The Village of Lisle Committee of the Whole discussed a request to extend a previously awarded business development grant for the property at 4700–4704 Main Street, commonly called the Fox Restaurant building. The applicant, identified in the meeting as the Arcelorno Restaurant Group and represented by Mr. Salerno, is asking the village to amend its grant agreement so the restaurant portion may finish by Dec. 30, 2025, and the deli/market portion by June 2026.
Why it matters: The downtown location has been highlighted repeatedly by trustees as important to downtown revitalization, and the grant money—$165,000 total—had been earmarked for multiple improvements including two restaurant grants ($50,000 each), a $15,000 retail grant and façade/retail-related funds. Extending the completion deadlines would preserve that earmarked funding while the applicant finishes construction.
Village staff briefed the board. Village Manager (staff reference) said the original grant, approved in January 2024, gave the applicant 12 months to substantially complete work with a manager-level option to extend three months; the applicant is now requesting a longer, phased extension to Dec. 30, 2025 for the breakfast/restaurant portion and to June 2026 for the deli and retail.
Trustees asked questions about precedent, program structure and the local funding balance. Trustee Olson said the board has typically granted extensions and praised the applicant’s past investments: “I don’t have an issue. I don’t think that this is an applicant that isn’t going to complete the project,” (Trustee Olson). Olson also recommended that staff consider policy changes—such as graduated extension amounts tied to elapsed time—for future grant requests.
Several trustees said they support helping the applicant complete the project but pressed staff for more details.

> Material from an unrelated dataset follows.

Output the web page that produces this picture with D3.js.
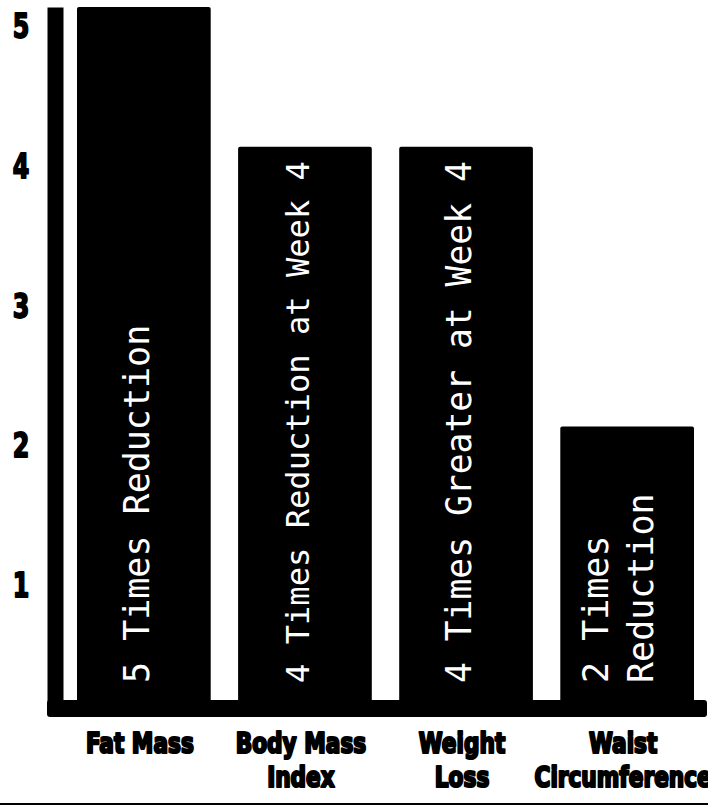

Trustee Greco asked when the demolition permit was issued and noted the building permit was issued only recently; Greco said he was reluctant to approve a multi-year effective extension for a project that had not yet begun construction. Mr. Salerno told the board he is now fully engaged in the project, that the building permit has been issued and “we are under construction... this is the next project to get done,” (Mr. Salerno).
Board direction: Trustees gave staff “adequate direction” to prepare an amendment to the grant agreement reflecting the proposed staggered completion dates and to return to the board if changes to program policy are recommended. No formal final vote on the amendment was taken at the meeting.
Context and next steps: Staff said the $165,000 is currently earmarked from the business development/hotel–motel fund and will be carried into the next budget year if necessary; staff also said the fund holds a substantial balance beyond this award. Trustees asked staff to return with a clearer account balance and suggested a future policy review of the grant program’s extension terms.
Ending: The board moved on to the next agenda item after directing staff to prepare the draft amendment and to report back to the board for formal action.